start Data

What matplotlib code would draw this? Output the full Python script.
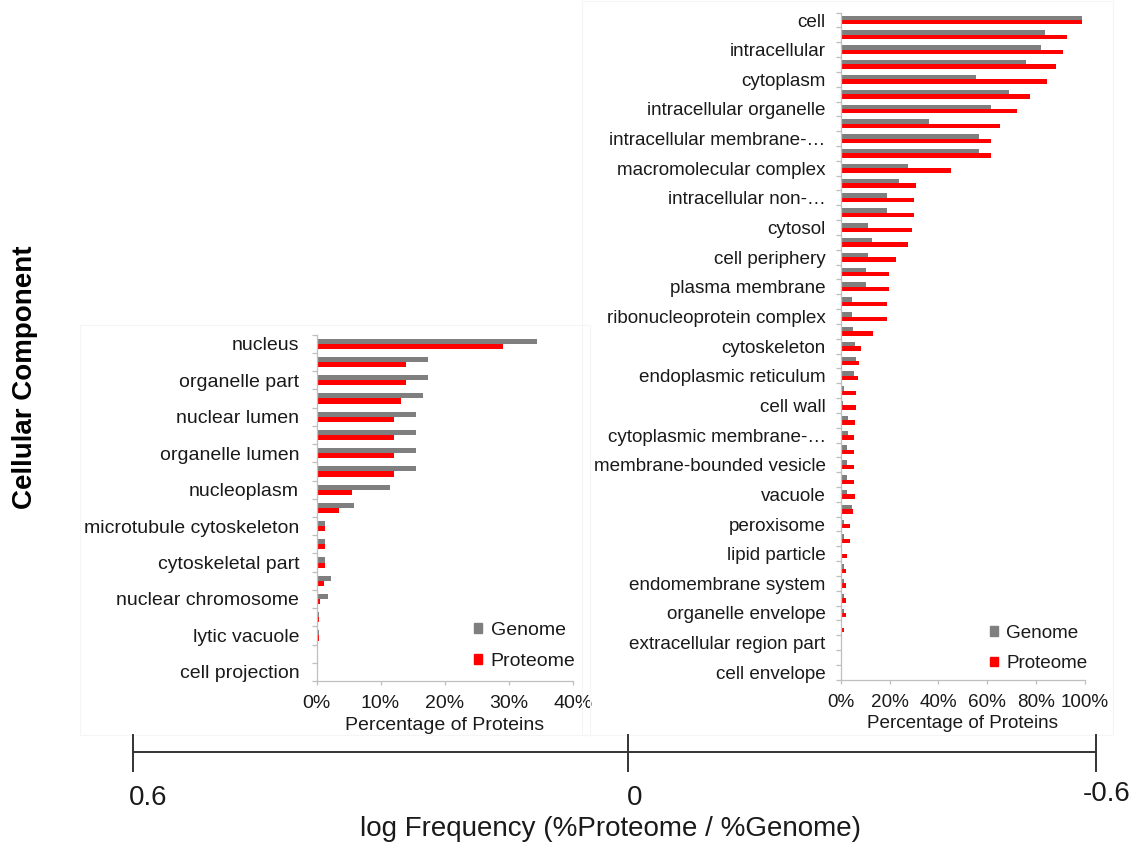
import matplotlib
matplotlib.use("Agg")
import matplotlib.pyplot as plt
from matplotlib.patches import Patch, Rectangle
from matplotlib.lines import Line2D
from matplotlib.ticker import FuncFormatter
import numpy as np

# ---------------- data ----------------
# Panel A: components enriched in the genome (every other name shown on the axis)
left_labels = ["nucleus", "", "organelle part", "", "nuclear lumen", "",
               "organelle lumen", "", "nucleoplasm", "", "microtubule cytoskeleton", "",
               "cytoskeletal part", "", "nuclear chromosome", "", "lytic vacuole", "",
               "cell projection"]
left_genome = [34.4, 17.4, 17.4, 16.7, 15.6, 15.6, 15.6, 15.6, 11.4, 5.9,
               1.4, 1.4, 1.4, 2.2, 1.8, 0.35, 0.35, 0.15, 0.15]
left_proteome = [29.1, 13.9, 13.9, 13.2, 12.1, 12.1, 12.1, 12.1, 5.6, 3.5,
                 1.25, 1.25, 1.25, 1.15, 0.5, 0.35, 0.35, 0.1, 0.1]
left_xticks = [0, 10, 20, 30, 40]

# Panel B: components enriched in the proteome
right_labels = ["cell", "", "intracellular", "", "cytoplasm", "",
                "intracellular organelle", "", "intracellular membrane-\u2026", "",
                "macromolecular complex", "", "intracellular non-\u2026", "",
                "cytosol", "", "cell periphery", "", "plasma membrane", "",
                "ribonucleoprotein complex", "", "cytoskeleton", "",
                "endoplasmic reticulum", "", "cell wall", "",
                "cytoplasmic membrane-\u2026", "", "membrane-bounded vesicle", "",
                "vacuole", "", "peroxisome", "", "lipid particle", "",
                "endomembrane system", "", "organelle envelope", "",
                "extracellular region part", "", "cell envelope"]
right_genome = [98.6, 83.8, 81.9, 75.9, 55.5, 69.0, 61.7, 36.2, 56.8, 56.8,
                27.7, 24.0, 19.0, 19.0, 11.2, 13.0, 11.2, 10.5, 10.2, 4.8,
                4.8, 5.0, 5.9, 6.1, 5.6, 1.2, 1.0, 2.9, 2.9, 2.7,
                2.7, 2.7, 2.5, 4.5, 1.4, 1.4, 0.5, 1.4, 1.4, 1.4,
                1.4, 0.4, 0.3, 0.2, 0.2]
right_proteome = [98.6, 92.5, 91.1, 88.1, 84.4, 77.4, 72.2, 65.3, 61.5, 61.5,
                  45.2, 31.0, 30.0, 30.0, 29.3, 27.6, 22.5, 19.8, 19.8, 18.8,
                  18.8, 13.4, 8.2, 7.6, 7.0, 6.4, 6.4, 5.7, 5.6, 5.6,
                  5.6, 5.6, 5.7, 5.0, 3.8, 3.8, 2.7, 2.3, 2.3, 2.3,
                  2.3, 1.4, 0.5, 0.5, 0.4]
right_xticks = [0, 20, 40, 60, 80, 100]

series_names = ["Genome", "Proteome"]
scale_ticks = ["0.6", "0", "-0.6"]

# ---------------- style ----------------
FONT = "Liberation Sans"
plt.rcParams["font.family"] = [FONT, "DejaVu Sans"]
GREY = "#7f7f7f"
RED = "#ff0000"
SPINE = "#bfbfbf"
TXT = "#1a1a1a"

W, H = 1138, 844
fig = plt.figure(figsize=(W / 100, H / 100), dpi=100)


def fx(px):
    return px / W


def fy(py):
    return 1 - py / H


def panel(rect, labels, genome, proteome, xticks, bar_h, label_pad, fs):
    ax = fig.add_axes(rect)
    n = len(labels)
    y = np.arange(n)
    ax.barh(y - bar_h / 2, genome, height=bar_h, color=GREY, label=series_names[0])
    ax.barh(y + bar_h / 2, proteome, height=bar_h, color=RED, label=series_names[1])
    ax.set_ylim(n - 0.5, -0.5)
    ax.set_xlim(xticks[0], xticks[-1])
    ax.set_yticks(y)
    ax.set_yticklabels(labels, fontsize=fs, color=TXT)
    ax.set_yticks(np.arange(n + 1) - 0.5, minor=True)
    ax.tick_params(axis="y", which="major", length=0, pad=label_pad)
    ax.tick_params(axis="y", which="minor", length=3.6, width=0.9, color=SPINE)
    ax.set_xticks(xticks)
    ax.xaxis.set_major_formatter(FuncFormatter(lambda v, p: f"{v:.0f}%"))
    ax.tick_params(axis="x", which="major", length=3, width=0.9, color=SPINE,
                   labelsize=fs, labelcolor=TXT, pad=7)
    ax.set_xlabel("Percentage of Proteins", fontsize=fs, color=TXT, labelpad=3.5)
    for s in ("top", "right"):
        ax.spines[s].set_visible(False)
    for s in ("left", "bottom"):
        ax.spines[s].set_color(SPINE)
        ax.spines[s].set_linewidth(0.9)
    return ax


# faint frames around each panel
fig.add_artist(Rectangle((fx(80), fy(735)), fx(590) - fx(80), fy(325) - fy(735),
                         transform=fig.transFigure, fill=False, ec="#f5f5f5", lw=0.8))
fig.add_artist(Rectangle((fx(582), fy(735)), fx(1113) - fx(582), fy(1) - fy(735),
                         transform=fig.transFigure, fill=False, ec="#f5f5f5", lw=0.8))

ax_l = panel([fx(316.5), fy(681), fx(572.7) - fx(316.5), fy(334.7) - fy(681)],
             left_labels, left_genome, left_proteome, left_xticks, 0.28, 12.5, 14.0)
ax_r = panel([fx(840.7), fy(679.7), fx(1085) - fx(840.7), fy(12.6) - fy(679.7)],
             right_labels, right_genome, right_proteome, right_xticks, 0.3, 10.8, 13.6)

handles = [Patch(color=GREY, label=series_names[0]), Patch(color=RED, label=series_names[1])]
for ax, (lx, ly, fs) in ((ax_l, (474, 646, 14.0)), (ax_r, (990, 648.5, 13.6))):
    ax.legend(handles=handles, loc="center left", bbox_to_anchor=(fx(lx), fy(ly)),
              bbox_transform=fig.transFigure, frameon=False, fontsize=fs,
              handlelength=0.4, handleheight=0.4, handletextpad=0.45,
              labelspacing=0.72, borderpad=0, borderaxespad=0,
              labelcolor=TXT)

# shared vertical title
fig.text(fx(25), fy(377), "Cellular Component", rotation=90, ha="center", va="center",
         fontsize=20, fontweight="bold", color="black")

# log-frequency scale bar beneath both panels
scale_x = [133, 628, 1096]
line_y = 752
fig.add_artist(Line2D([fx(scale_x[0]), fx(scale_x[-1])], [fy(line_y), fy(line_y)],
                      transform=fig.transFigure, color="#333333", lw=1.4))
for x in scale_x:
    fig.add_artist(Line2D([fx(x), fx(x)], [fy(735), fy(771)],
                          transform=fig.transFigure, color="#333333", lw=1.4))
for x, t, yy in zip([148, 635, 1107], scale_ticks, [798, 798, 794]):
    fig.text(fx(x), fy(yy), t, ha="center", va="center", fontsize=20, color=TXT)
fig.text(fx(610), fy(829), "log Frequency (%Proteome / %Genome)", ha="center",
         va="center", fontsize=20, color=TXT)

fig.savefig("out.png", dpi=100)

end Data

Your instructions:
Extract, word for word, each line from the top of the data down to and including the line with "import numpy as np"; skip the pictures.

The output:
What matplotlib code would draw this? Output the full Python script.
import matplotlib
matplotlib.use("Agg")
import matplotlib.pyplot as plt
from matplotlib.patches import Patch, Rectangle
from matplotlib.lines import Line2D
from matplotlib.ticker import FuncFormatter
import numpy as np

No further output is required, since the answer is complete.